Ellis loves Dallas and the reception he's gotten from the fans. His kids are growing up here, and his wife is going to law school.
"My first two years at Golden State, the fans embraced me so much that it wanted me to give back to them," he said in Wednesday's interview. "And when I came here it was the same way."
What he leaves out is that in his latter Golden State years, the fans didn't embrace him, nor was he ever truly accepted in Milwaukee. NBA players need to feel wanted like me or you, and Ellis' journey up until he reached Dallas has mainly been one of unappreciative existence.

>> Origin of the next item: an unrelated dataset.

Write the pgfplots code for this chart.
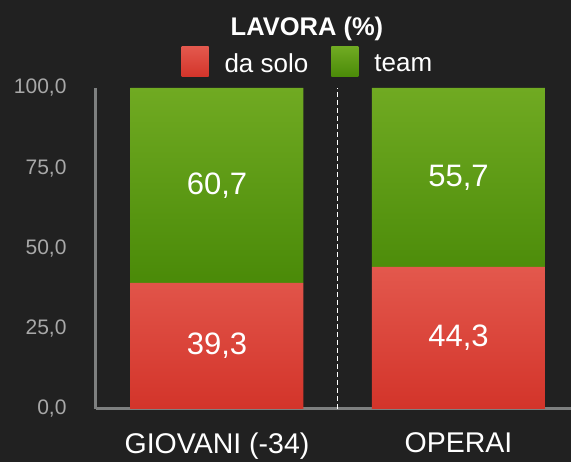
\documentclass[border=0pt]{standalone}
\usepackage{pgfplots}
\pgfplotsset{compat=1.18}
\usepackage{fontspec}
\setmainfont{Liberation Sans}
\definecolor{bg}{HTML}{212121}
\definecolor{axgray}{HTML}{7E8080}
\definecolor{ticklab}{HTML}{A8A8A8}
\definecolor{redtop}{HTML}{E3584D}
\definecolor{redbot}{HTML}{D3342A}
\definecolor{greentop}{HTML}{70AA22}
\definecolor{greenbot}{HTML}{4A8A08}
\begin{document}
\begin{tikzpicture}[x=1pt,y=1pt]
\fill[bg] (0,0) rectangle (571,462);
\begin{axis}[
  at={(96pt,53pt)}, anchor=south west,
  scale only axis, width=475pt, height=321pt,
  xmin=-0.501, xmax=1.466, ymin=0, ymax=100,
  ybar stacked, bar width=173pt,
  axis x line*=bottom, axis y line*=left,
  axis line style={draw=axgray, line width=3pt, -},
  xtick={0,1}, xticklabels={GIOVANI (-34), OPERAI},
  xticklabel style={font=\fontsize{28.5}{32}\selectfont, text=white, yshift=-20pt},
  ytick={0,25,50,75,100},
  yticklabel style={font=\fontsize{21}{24}\selectfont, text=ticklab, xshift=-26pt},
  yticklabel={\pgfmathprintnumber[fixed,fixed zerofill,precision=1,use comma]{\tick}},
  /pgf/number format/assume math mode=true,
  major tick length=0pt,
  clip=false,
  legend style={at={(0.446,1.081)}, anchor=center, draw=none, fill=none,
    text=white, font=\fontsize{26}{30}\selectfont, legend columns=2,
    /tikz/every odd column/.append style={column sep=14pt},
    /tikz/every even column/.append style={column sep=21pt}},
  legend image code/.code={\path[#1] (0pt,-13pt) rectangle (27pt,17pt);},
  nodes near coords={\pgfmathprintnumber[fixed,precision=1,use comma]{\pgfplotspointmeta}},
  nodes near coords style={text=white, font=\fontsize{31}{34}\selectfont, anchor=center},
  point meta=explicit,
]
\addplot[draw=none, top color=redtop, bottom color=redbot] coordinates {(0,39.3) [39.3] (1,44.3) [44.3]};
\addlegendentry{da solo}
\addplot[draw=none, top color=greentop, bottom color=greenbot] coordinates {(0,60.7) [60.7] (1,55.7) [55.7]};
\addlegendentry{team}
\draw[white, line width=1pt, dash pattern=on 5pt off 3pt] (axis cs:0.501,0) -- (axis cs:0.501,100);
\end{axis}
\node[text=white, font=\bfseries\fontsize{25.5}{28}\selectfont] at (307,433) {LAVORA (\%)};
\pgfresetboundingbox
\path[use as bounding box] (0,0) rectangle (571,462);
\end{tikzpicture}
\end{document}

He has a good thing here in Dallas, and it's the first good thing he's had since his first couple of years in the league. He's not a robot, and playing 500 games with a single winning season can weary out any player. Now in Dallas, he has an owner who cares, a head coach who sets him up to succeed and a fanbase that appreciates him for what he does, not what he can't.
When you look at the money, it makes more sense for Monta to decline his option next season, and he still might. But his comments remind us that basketball is deeper than that. Ellis, like all NBA players, isn't a robot, but even more important than that, he's a human.